-- Start of Dataset entries --
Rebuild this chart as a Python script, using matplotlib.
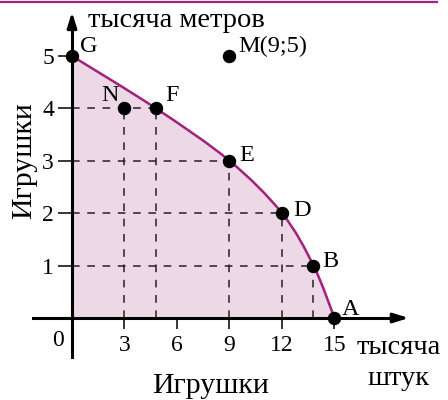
import matplotlib
matplotlib.use("Agg")
import matplotlib.pyplot as plt
from matplotlib.path import Path
from matplotlib.patches import PathPatch
from matplotlib.lines import Line2D
import numpy as np

# ---- data ----
frontier_x = [0, 4.8, 9, 12, 13.8, 15]
frontier_y = [5, 4, 3, 2, 1, 0]
point_names = ["G", "N", "F", "E", "D", "B", "A", "M(9;5)"]
point_x = [0, 3, 4.8, 9, 12, 13.8, 15, 9]
point_y = [5, 4, 4, 3, 2, 1, 0, 5]
# label offsets (points) and horizontal alignment
label_dx = [6, -4, 7, 7, 8, 6, 5, 6]
label_dy = [3, 5, 5, 0, -2, -1, 2, 3]
label_ha = ["left", "right", "left", "left", "left", "left", "left", "left"]
dashed_points = ["N", "F", "E", "D", "B"]
xticks = [3, 6, 9, 12, 15]
yticks = [1, 2, 3, 4, 5]
x_unit = "тысяча"
x_unit2 = "штук"
y_unit = "тысяча метров"
x_label = "Игрушки"
y_label = "Игрушки"

CURVE = "#a3237f"
FILL = "#ecd9e5"
FONT = "Liberation Serif"

fig = plt.figure(figsize=(4.48, 4.0), dpi=100)
ax = fig.add_axes([0, 0, 1, 1])
ax.set_xlim(-4.114, 21.486)
ax.set_ylim(-1.565, 6.069)
ax.patch.set_alpha(0)

# smooth frontier via Catmull-Rom -> cubic Bezier path
P = np.column_stack([frontier_x, frontier_y]).astype(float)
ext = np.vstack([P[0], P, P[-1]])
verts = [tuple(P[0])]
codes = [Path.MOVETO]
for i in range(1, len(ext) - 2):
    p0, p1, p2, p3 = ext[i - 1], ext[i], ext[i + 1], ext[i + 2]
    c1 = p1 + (p2 - p0) / 6.0
    c2 = p2 - (p3 - p1) / 6.0
    verts += [tuple(c1), tuple(c2), tuple(p2)]
    codes += [Path.CURVE4] * 3

fill_verts = [(0, 0)] + verts + [(0, 0)]
fill_codes = [Path.MOVETO] + [Path.LINETO] + codes[1:] + [Path.CLOSEPOLY]
ax.add_patch(PathPatch(Path(fill_verts, fill_codes), facecolor=FILL,
                       edgecolor=CURVE, lw=1.0, zorder=1))
ax.add_patch(PathPatch(Path(verts, codes), facecolor="none",
                       edgecolor=CURVE, lw=1.8, zorder=3))

# dashed guide lines
for name in dashed_points:
    i = point_names.index(name)
    x, y = point_x[i], point_y[i]
    ax.vlines(x, 0, y, colors="#222222", linestyles=(0, (5, 5)), lw=1.1, zorder=2)
    if name != "N":
        ax.hlines(y, 0, x, colors="#222222", linestyles=(0, (5, 5)), lw=1.1, zorder=2)

# axes as spines
for s in ["top", "right"]:
    ax.spines[s].set_visible(False)
ax.spines["left"].set_position(("data", 0))
ax.spines["bottom"].set_position(("data", 0))
ax.spines["left"].set_bounds(-0.744, 5.6)
ax.spines["bottom"].set_bounds(-2.23, 18.6)
for s in ["left", "bottom"]:
    ax.spines[s].set_linewidth(2.2)
    ax.spines[s].set_zorder(4)
ax.set_xticks(xticks)
ax.set_xticklabels([str(v) for v in xticks])
ax.set_yticks(yticks)
ax.set_yticklabels([str(v) for v in yticks])
ax.tick_params(axis="x", direction="out", length=8, width=1.1, pad=4,
               labelsize=17, labelfontfamily=FONT)
ax.tick_params(axis="y", direction="out", length=10, width=1.1, pad=3,
               labelsize=17, labelfontfamily=FONT)

# arrowheads
ax.annotate("", xy=(0, 5.84), xytext=(0, 5.5),
            arrowprops=dict(arrowstyle="-|>,head_length=0.9,head_width=0.28",
                            color="black", lw=2.2, shrinkA=0, shrinkB=0), zorder=5)
ax.annotate("", xy=(19.25, 0), xytext=(18.4, 0),
            arrowprops=dict(arrowstyle="-|>,head_length=0.9,head_width=0.28",
                            color="black", lw=2.2, shrinkA=0, shrinkB=0), zorder=5)

# points and labels
ax.scatter(point_x, point_y, s=75, color="black", zorder=6, clip_on=False)
for name, x, y, dx, dy, ha in zip(point_names, point_x, point_y, label_dx, label_dy, label_ha):
    ax.annotate(name, (x, y), xytext=(dx, dy), textcoords="offset points",
                ha=ha, va="baseline", fontsize=17.5, family=FONT, zorder=7)

# axis texts
ax.text(-0.8, -0.42, "0", ha="center", va="center", fontsize=17, family=FONT)
ax.text(0.914, 5.553, y_unit, ha="left", va="baseline", fontsize=20.5, family=FONT)
ax.text(18.66, -0.687, x_unit, ha="center", va="baseline", fontsize=20.5, family=FONT)
ax.text(18.66, -1.279, x_unit2, ha="center", va="baseline", fontsize=20.5, family=FONT)
ax.text(7.91, -1.425, x_label, ha="center", va="baseline", fontsize=21.5, family=FONT)
ax.text(-2.75, 3.0, y_label, ha="center", va="center", rotation=90,
        fontsize=21.5, family=FONT)

# top border line
fig.add_artist(Line2D([0, 437 / 448], [1 - 1.5 / 400, 1 - 1.5 / 400],
                      transform=fig.transFigure, color=CURVE, lw=1.6))

fig.savefig("out.png", dpi=100)
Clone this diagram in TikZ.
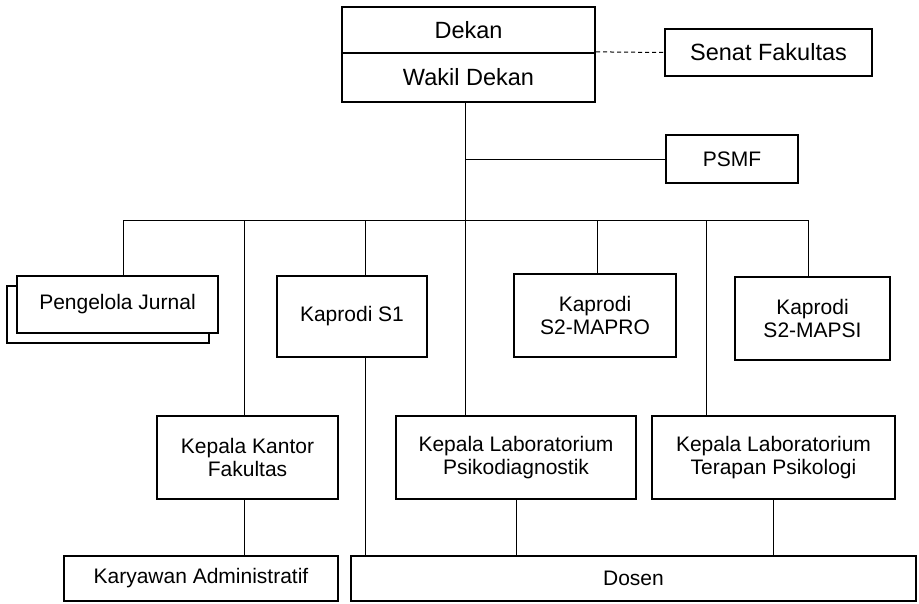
\documentclass[tikz,border=0pt]{standalone}
\usepackage{fontspec}
\setmainfont{Liberation Sans}
\tikzset{
	unitbox/.style={draw, line width=2.3pt, fill=white, align=center, inner sep=0pt, font=\fontsize{21}{23.5}\selectfont},
	bigbox/.style={unitbox, font=\fontsize{23.5}{26}\selectfont},
	link/.style={line width=1pt}
}
\begin{document}
\begin{tikzpicture}[x=1pt, y=-1pt]
	\useasboundingbox (0,0) rectangle (919,603);
	\node[bigbox, minimum width=253pt, minimum height=46pt] (dekan) at (468.5,30) {Dekan};
	\node[bigbox, minimum width=253pt, minimum height=49pt] (wakil) at (468.5,77.5) {Wakil Dekan};
	\node[bigbox, minimum width=207pt, minimum height=47pt] (senat) at (768.5,52.5) {Senat Fakultas};
	\node[unitbox, minimum width=132pt, minimum height=48pt] (psmf) at (732,159) {PSMF};
	\node[unitbox, minimum width=202pt, minimum height=57pt] (jurnalbg) at (108,314.5) {};
	\node[unitbox, minimum width=201pt, minimum height=57pt] (jurnal) at (117.5,304.5) {Pengelola Jurnal};
	\node[unitbox, minimum width=150pt, minimum height=81pt] (sone) at (352,316.5) {Kaprodi S1};
	\node[unitbox, minimum width=162pt, minimum height=83pt] (mapro) at (595,315.5) {Kaprodi\\S2-MAPRO};
	\node[unitbox, minimum width=155pt, minimum height=83pt] (mapsi) at (812.5,318.5) {Kaprodi\\S2-MAPSI};
	\node[unitbox, minimum width=181pt, minimum height=83pt] (kantor) at (247.5,457.5) {Kepala Kantor\\Fakultas};
	\node[unitbox, minimum width=240pt, minimum height=83pt] (psiko) at (516,457.5) {Kepala Laboratorium\\Psikodiagnostik};
	\node[unitbox, minimum width=243pt, minimum height=83pt] (terapan) at (773.5,457.5) {Kepala Laboratorium\\Terapan Psikologi};
	\node[unitbox, minimum width=274pt, minimum height=45pt] (karyawan) at (201,578.5) {Karyawan Administratif};
	\node[unitbox, minimum width=565pt, minimum height=45pt] (dosen) at (633.5,578.5) {Dosen};
	\coordinate (b1) at (123,220);
	\coordinate (b2) at (244,220);
	\coordinate (b3) at (365,220);
	\coordinate (b4) at (465,220);
	\coordinate (b5) at (597,220);
	\coordinate (b6) at (706,220);
	\coordinate (b7) at (808,220);
	\draw[link, dashed, dash pattern=on 4pt off 3pt] (wakil.north east) -- (senat.west);
	\draw[link] (wakil.south -| b4) -- (b4 |- psiko.north);
	\draw[link] (psmf.west) -- (psmf.west -| b4);
	\draw[link] (b1) -- (b7);
	\draw[link] (b1) -- (b1 |- jurnal.north);
	\draw[link] (b2) -- (b2 |- kantor.north);
	\draw[link] (b3) -- (b3 |- sone.north);
	\draw[link] (b5) -- (b5 |- mapro.north);
	\draw[link] (b6) -- (b6 |- terapan.north);
	\draw[link] (b7) -- (b7 |- mapsi.north);
	\draw[link] (b3 |- sone.south) -- (b3 |- dosen.north);
	\draw[link] (b2 |- kantor.south) -- (b2 |- karyawan.north);
	\draw[link] (psiko.south) -- (psiko.south |- dosen.north);
	\draw[link] (terapan.south) -- (terapan.south |- dosen.north);
\end{tikzpicture}
\end{document}
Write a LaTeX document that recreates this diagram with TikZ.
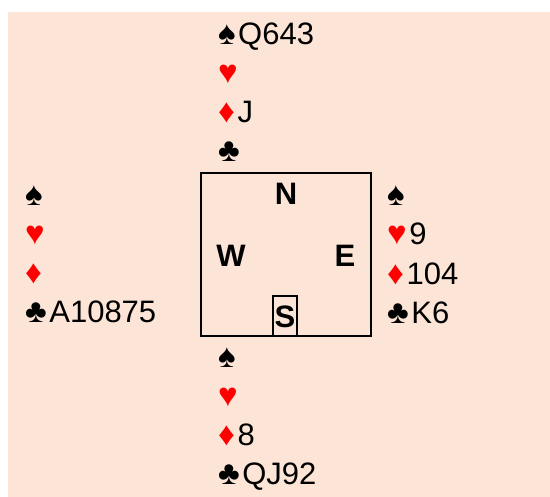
\documentclass[tikz,border=0pt]{standalone}
\usepackage{fontspec}
\setmainfont{Liberation Sans}
\definecolor{bg}{HTML}{FCE4D6}
\definecolor{suitred}{HTML}{FF0000}
\newcommand{\suitglyph}[2]{{\color{#1}\fontsize{33}{33}\selectfont #2}\hspace{2.5pt}}
\newcommand{\Sp}{\suitglyph{black}{♠}}
\newcommand{\Ht}{\suitglyph{suitred}{♥}}
\newcommand{\Di}{\suitglyph{suitred}{♦}}
\newcommand{\Cl}{\suitglyph{black}{♣}}
\tikzset{
  hand/.style={anchor=base west, inner sep=0pt, font=\fontsize{31}{31}\selectfont},
  seat/.style={inner sep=0pt, font=\fontsize{31}{31}\selectfont\bfseries},
}
\begin{document}
\begin{tikzpicture}[x=1pt,y=-1pt]
\useasboundingbox (0,0) rectangle (550,497);
\fill[bg] (8,12) rectangle (550,497);
% North
\node[hand] (n1) at (218,45) {\Sp Q643};
\node[hand] (n2) at (218,84) {\Ht};
\node[hand] (n3) at (218,123) {\Di J};
\node[hand] (n4) at (218,162) {\Cl};
% West
\node[hand] (w1) at (25,206) {\Sp};
\node[hand] (w2) at (25,245) {\Ht};
\node[hand] (w3) at (25,284) {\Di};
\node[hand] (w4) at (25,323) {\Cl A10875};
% East
\node[hand] (e1) at (387,206) {\Sp};
\node[hand] (e2) at (387,245) {\Ht 9};
\node[hand] (e3) at (387,285) {\Di 104};
\node[hand] (e4) at (387,324) {\Cl K6};
% South
\node[hand] (s1) at (218,368) {\Sp};
\node[hand] (s2) at (218,407) {\Ht};
\node[hand] (s3) at (218,446) {\Di 8};
\node[hand] (s4) at (218,485) {\Cl QJ92};
% Table
\draw[line width=1.6pt] (201,173) rectangle (371,336);
\node[seat] (N) at (286,194) {N};
\node[seat] (W) at (231,256) {W};
\node[seat] (E) at (345,256) {E};
\node[seat] (S) at (285,317) {S};
\draw[line width=1.6pt] (273,296) rectangle (297,336);
\end{tikzpicture}
\end{document}
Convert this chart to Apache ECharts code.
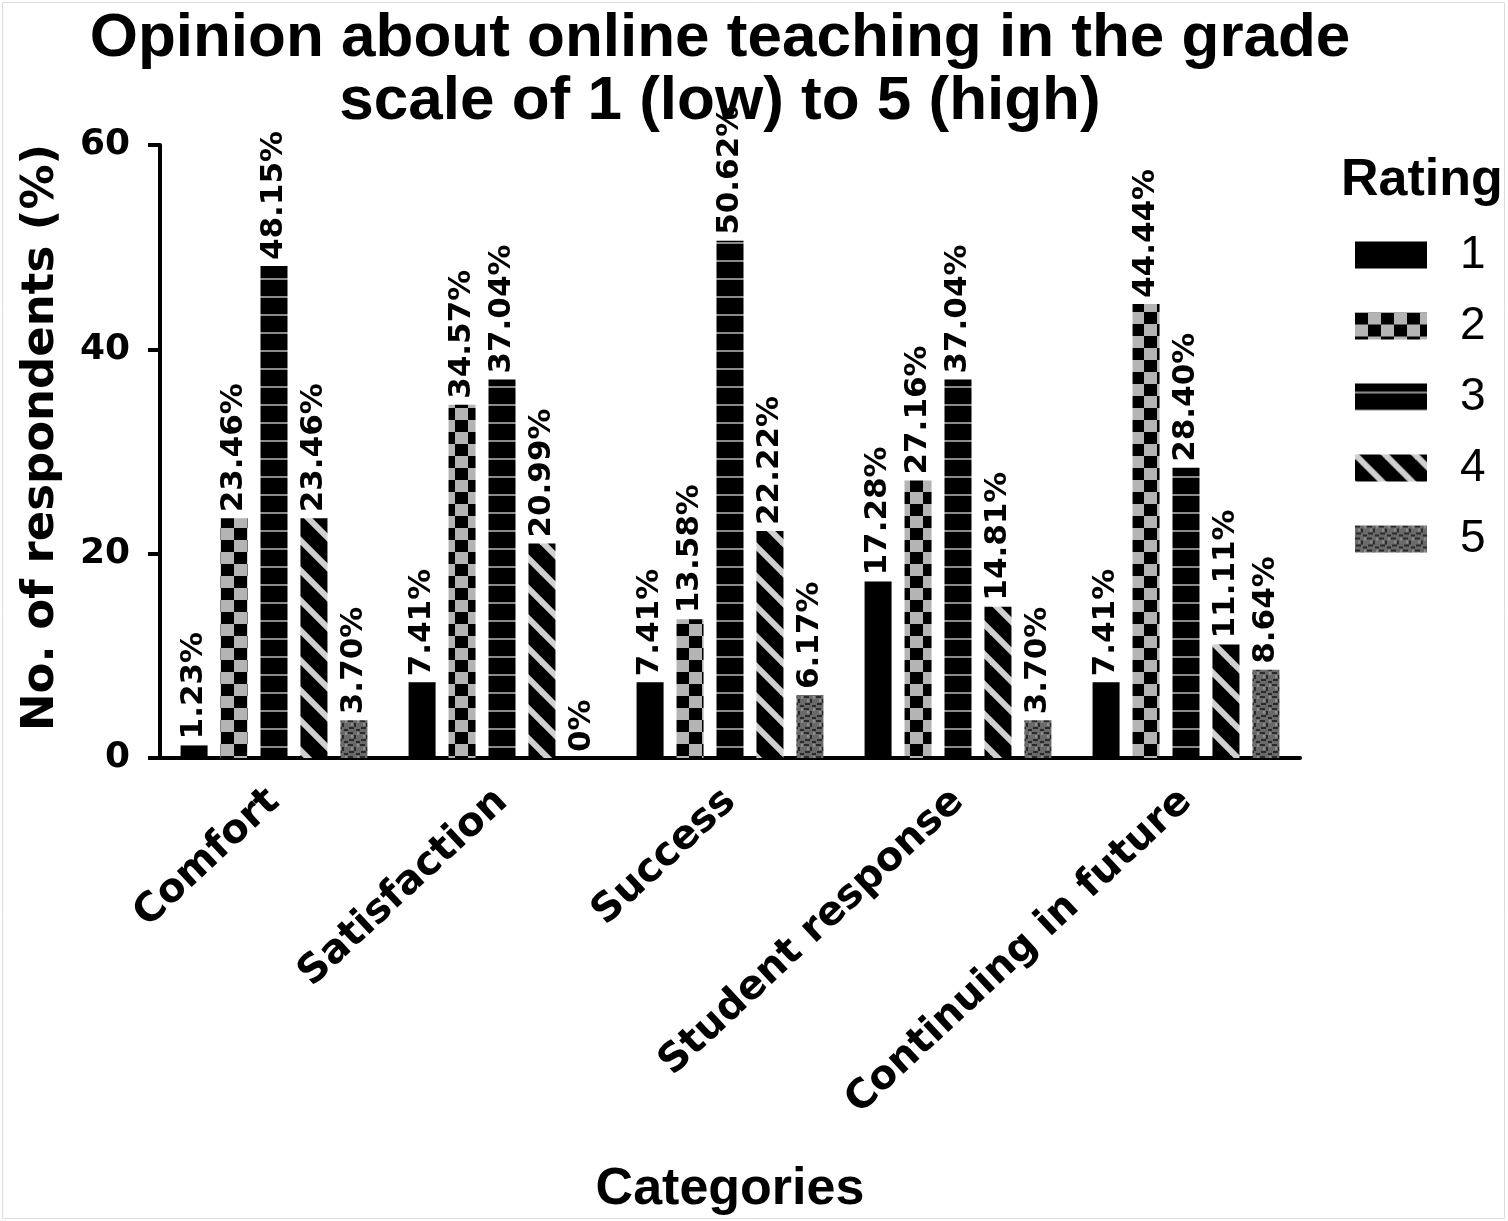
-- End of Dataset entries --
# Exercise
The images in the entries above should be left out; please reproduce exactly the lines from the first through the one containing "import numpy as np".

# Exercise output
Rebuild this chart as a Python script, using matplotlib.
import matplotlib
matplotlib.use("Agg")
import matplotlib.pyplot as plt
from matplotlib.path import Path
from matplotlib.patches import PathPatch
from matplotlib.lines import Line2D
import numpy as np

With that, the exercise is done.